More disheartening, however, is the tendency of Nigerians to view crimes through partisan and sectarian prisms. The Shia clashes of 2014 and 2015 are two cases in points. Our partisan social media commentators found it politic to describe the tragic Shia conflicts of 2014 as a massacre of defenseless Shiites by the army, but the more tragic one of 2015 as a Shia provocation against the Nigerian army. To them, justice and fairness is directly proportional to the prevailing political reality and not facts on the ground. And therefore, those who condemned the tragedy of 2014 become the staunch legitimisers of the travesty of 2015. Nothing can be more absurd!

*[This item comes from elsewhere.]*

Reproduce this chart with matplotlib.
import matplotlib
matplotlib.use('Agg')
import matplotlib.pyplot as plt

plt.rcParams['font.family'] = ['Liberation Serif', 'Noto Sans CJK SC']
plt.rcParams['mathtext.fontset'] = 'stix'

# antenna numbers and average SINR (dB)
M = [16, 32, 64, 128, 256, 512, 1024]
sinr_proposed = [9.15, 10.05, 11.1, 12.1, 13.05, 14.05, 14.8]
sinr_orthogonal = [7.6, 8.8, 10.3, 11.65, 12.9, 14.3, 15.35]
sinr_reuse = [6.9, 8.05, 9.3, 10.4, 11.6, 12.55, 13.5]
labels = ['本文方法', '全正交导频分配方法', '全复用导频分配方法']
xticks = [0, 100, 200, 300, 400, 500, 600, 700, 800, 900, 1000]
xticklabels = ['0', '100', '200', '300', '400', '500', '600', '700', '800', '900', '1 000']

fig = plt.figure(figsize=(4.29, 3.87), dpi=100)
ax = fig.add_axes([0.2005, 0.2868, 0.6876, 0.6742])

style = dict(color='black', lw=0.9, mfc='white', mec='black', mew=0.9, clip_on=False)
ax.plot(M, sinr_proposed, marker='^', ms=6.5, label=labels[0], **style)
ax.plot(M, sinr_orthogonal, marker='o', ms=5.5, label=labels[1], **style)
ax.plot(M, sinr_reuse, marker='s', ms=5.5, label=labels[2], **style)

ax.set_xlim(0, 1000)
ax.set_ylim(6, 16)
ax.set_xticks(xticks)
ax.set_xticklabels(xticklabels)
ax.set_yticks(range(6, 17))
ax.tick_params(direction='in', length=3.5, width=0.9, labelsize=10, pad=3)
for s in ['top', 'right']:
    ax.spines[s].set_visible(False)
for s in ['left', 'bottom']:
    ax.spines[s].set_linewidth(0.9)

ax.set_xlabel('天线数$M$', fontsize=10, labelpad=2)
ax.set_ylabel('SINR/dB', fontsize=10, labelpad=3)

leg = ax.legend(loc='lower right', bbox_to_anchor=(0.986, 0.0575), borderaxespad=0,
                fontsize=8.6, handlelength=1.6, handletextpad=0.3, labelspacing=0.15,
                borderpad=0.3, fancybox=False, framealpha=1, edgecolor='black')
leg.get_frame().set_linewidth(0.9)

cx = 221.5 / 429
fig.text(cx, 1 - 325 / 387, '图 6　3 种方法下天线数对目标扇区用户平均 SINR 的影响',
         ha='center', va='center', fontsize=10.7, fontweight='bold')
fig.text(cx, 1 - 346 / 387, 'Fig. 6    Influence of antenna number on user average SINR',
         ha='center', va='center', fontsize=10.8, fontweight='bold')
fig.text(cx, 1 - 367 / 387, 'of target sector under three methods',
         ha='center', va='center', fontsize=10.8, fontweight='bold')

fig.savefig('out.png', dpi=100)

If the political partisans are guilty of reducing human life to a political commodity based on defined exigencies, the sectarian partisans are even worse, for they not only legitimise the violence against the Shia minority, they also equate every sympathy for the victims and any criticism against the perpetrators to a sin resembling apostasy. In doing that, they succeed in silencing every dissenting voice for justice and fairness and provide a veneer of popular support to their acts of treacherous inhumanity. Many have tried to strike a balance between condemning the Shiites and the actions of the military by drawing an imaginary ethical equivalence between alleged lawbreakers (the Shiites) and constitutionally mandated law-enforcers (the security agencies). But there is no moral equivalence nor ethical symmetry. There is only one denominator here, which is that of Nigerian lives being wantonly wasted without any recourse to judicial process or the rule of law, and that a sizeable majority of Nigerians are either happy or indifferent. And the fact that such violence finds support among educated Northerners speak volumes about our appalling bigotry and intolerance.

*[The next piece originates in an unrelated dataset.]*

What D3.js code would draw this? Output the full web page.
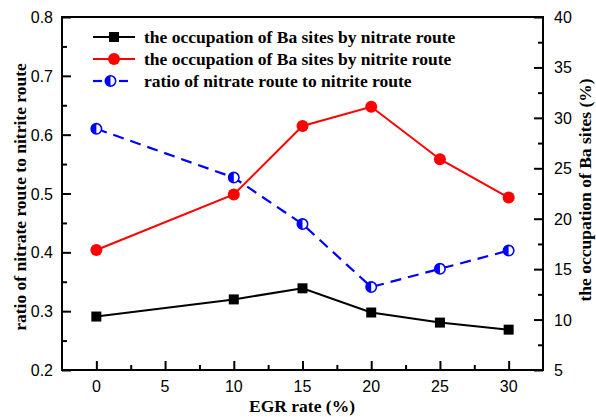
<!DOCTYPE html>
<html>
<head>
<meta charset="utf-8">
<script src="https://cdn.jsdelivr.net/npm/d3@7"></script>
<style>
    body { margin: 0; background: #fff; }
    svg { display: block; }
</style>
</head>
<body>
<svg id="chartSvg" width="596" height="417"></svg>
<script>
const egrRate = [0, 10, 15, 20, 25, 30];
const nitrateOccupation = [10.3, 12.0, 13.1, 10.7, 9.7, 9.0];
const nitriteOccupation = [16.9, 22.4, 29.2, 31.1, 25.9, 22.1];
const routeRatio = [0.610, 0.527, 0.448, 0.341, 0.372, 0.403];

const leftTicks = [0.2, 0.3, 0.4, 0.5, 0.6, 0.7, 0.8];
const rightTicks = [5, 10, 15, 20, 25, 30, 35, 40];
const xTicks = [0, 5, 10, 15, 20, 25, 30];

const legendLabels = [
    "the occupation of Ba sites by nitrate route",
    "the occupation of Ba sites by nitrite route",
    "ratio of nitrate route to nitrite route"
];

const svg = d3.select("#chartSvg");
const margin = { left: 62, right: 543, top: 17, bottom: 370 };

const x = d3.scaleLinear().domain([-2.5, 32.5]).range([margin.left, margin.right]);
const yLeft = d3.scaleLinear().domain([0.2, 0.8]).range([margin.bottom, margin.top]);
const yRight = d3.scaleLinear().domain([5, 40]).range([margin.bottom, margin.top]);

const tickFont = "'Liberation Sans', Arial, sans-serif";
const titleFont = "'Liberation Serif', 'Times New Roman', serif";
const tickSize = 16;
const titleSize = 17.5;

// frame
svg.append("rect")
    .attr("x", margin.left)
    .attr("y", margin.top)
    .attr("width", margin.right - margin.left)
    .attr("height", margin.bottom - margin.top)
    .attr("fill", "none")
    .attr("stroke", "#000")
    .attr("stroke-width", 2);

// inward ticks, major ones longer
const leftAxis = d3.axisLeft(yLeft).tickValues(d3.range(0.2, 0.801, 0.05)).tickSize(-5).tickFormat("");
const bottomAxis = d3.axisBottom(x).tickValues(d3.range(0, 31, 2.5)).tickSize(-5).tickFormat("");
const rightAxis = d3.axisRight(yRight).tickValues(d3.range(5, 41, 2.5)).tickSize(-5).tickFormat("");

const drawTicks = (axis, transform, majorSet) => {
    const g = svg.append("g").attr("transform", transform).call(axis);
    g.select(".domain").remove();
    g.selectAll(".tick line")
        .attr("stroke", "#000")
        .attr("stroke-width", 2)
        .each(function (d) {
            const isMajor = majorSet.some(m => Math.abs(m - d) < 1e-6);
            const line = d3.select(this);
            ["x2", "y2"].forEach(a => {
                const v = +line.attr(a);
                if (v) line.attr(a, isMajor ? v * 1.8 : v);
            });
        });
};

drawTicks(leftAxis, `translate(${margin.left},0)`, leftTicks);
drawTicks(bottomAxis, `translate(0,${margin.bottom})`, xTicks);
drawTicks(rightAxis, `translate(${margin.right},0)`, rightTicks);

// tick labels
svg.append("g").selectAll("text")
    .data(leftTicks)
    .join("text")
    .attr("x", margin.left - 9)
    .attr("y", d => yLeft(d) + 6)
    .attr("text-anchor", "end")
    .attr("font-family", tickFont)
    .attr("font-size", tickSize)
    .text(d => d.toFixed(1));

svg.append("g").selectAll("text")
    .data(rightTicks)
    .join("text")
    .attr("x", margin.right + 11)
    .attr("y", d => yRight(d) + 6)
    .attr("font-family", tickFont)
    .attr("font-size", tickSize)
    .text(d => d);

svg.append("g").selectAll("text")
    .data(xTicks)
    .join("text")
    .attr("x", d => x(d))
    .attr("y", margin.bottom + 22)
    .attr("text-anchor", "middle")
    .attr("font-family", tickFont)
    .attr("font-size", tickSize)
    .text(d => d);

// axis titles
svg.append("text")
    .attr("x", 302)
    .attr("y", 412)
    .attr("text-anchor", "middle")
    .attr("font-family", titleFont)
    .attr("font-weight", "bold")
    .attr("font-size", titleSize)
    .text("EGR rate (%)");

svg.append("text")
    .attr("transform", "translate(26,197) rotate(-90)")
    .attr("text-anchor", "middle")
    .attr("font-family", titleFont)
    .attr("font-weight", "bold")
    .attr("font-size", titleSize)
    .text("ratio of nitrate route to nitrite route");

svg.append("text")
    .attr("transform", "translate(591,190) rotate(-90)")
    .attr("text-anchor", "middle")
    .attr("font-family", titleFont)
    .attr("font-weight", "bold")
    .attr("font-size", titleSize)
    .text("the occupation of Ba sites (%)");

// series
const occupationLine = d3.line().x((d, i) => x(egrRate[i])).y(d => yRight(d));
const ratioLine = d3.line().x((d, i) => x(egrRate[i])).y(d => yLeft(d));

svg.append("path")
    .attr("d", occupationLine(nitrateOccupation))
    .attr("fill", "none")
    .attr("stroke", "#000")
    .attr("stroke-width", 2);

svg.append("path")
    .attr("d", occupationLine(nitriteOccupation))
    .attr("fill", "none")
    .attr("stroke", "#ff0000")
    .attr("stroke-width", 2);

svg.append("path")
    .attr("d", ratioLine(routeRatio))
    .attr("fill", "none")
    .attr("stroke", "#0000ff")
    .attr("stroke-width", 2.2)
    .attr("stroke-dasharray", "11,7");

const squareMarker = (g, cx, cy) => {
    g.append("rect")
        .attr("x", cx - 5).attr("y", cy - 5)
        .attr("width", 10).attr("height", 10)
        .attr("fill", "#000");
};

const circleMarker = (g, cx, cy) => {
    g.append("circle")
        .attr("cx", cx).attr("cy", cy).attr("r", 6)
        .attr("fill", "#ff0000");
};

const halfMarker = (g, cx, cy) => {
    const r = 5.2;
    g.append("circle")
        .attr("cx", cx).attr("cy", cy).attr("r", r)
        .attr("fill", "#fff")
        .attr("stroke", "#0000ff")
        .attr("stroke-width", 1.6);
    g.append("path")
        .attr("d", `M${cx},${cy - r} A${r},${r} 0 0 0 ${cx},${cy + r} Z`)
        .attr("fill", "#0000ff");
};

const markers = svg.append("g");
nitrateOccupation.forEach((d, i) => squareMarker(markers, x(egrRate[i]), yRight(d)));
nitriteOccupation.forEach((d, i) => circleMarker(markers, x(egrRate[i]), yRight(d)));
routeRatio.forEach((d, i) => halfMarker(markers, x(egrRate[i]), yLeft(d)));

// legend
const legend = svg.append("g");
const legendRows = [
    { y: 37, color: "#000", marker: squareMarker },
    { y: 59, color: "#ff0000", marker: circleMarker },
    { y: 81, color: "#0000ff", marker: halfMarker }
];

legendRows.forEach((row, i) => {
    if (i < 2) {
        legend.append("line")
            .attr("x1", 93).attr("x2", 135)
            .attr("y1", row.y).attr("y2", row.y)
            .attr("stroke", row.color)
            .attr("stroke-width", 2);
        row.marker(legend, 114, row.y);
    } else {
        legend.append("line")
            .attr("x1", 93).attr("x2", 102)
            .attr("y1", row.y).attr("y2", row.y)
            .attr("stroke", row.color).attr("stroke-width", 2.2);
        legend.append("line")
            .attr("x1", 119).attr("x2", 128)
            .attr("y1", row.y).attr("y2", row.y)
            .attr("stroke", row.color).attr("stroke-width", 2.2);
        row.marker(legend, 110.5, row.y);
    }
    legend.append("text")
        .attr("x", 144)
        .attr("y", row.y + 6)
        .attr("font-family", titleFont)
        .attr("font-weight", "bold")
        .attr("font-size", titleSize)
        .text(legendLabels[i]);
});
</script>
</body>
</html>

This culture of hate, intolerance and inter-sectarian suspicions bodes ill for interfaith and intrafaith relationships. As Sunnis, our children are taught to hate the Shiite-other, and Shiites are taught to hate the Sunni-other. Those indoctrinations subliminally paint the other as violent, conspiratorial and demagogic, and, therefore, incapable of peaceful co-existence and undeserving of our respect, tolerance, and understanding. By doing this, we forget or negate one of the basic principles of our own faith where diversity is seeing as a manifest of a divine design and guidance as a function of divine will.
Therefore, we must all rise up against this sectarian challenge. We must dismantle all barriers to dialogue and eliminate all those factors that promote sectarian tension and radicalisation, especially for our youths. De-radicalisation, like charity, must begin at home, with the very clerics whom their respective sectarian adherents look up to for guidance and inspiration.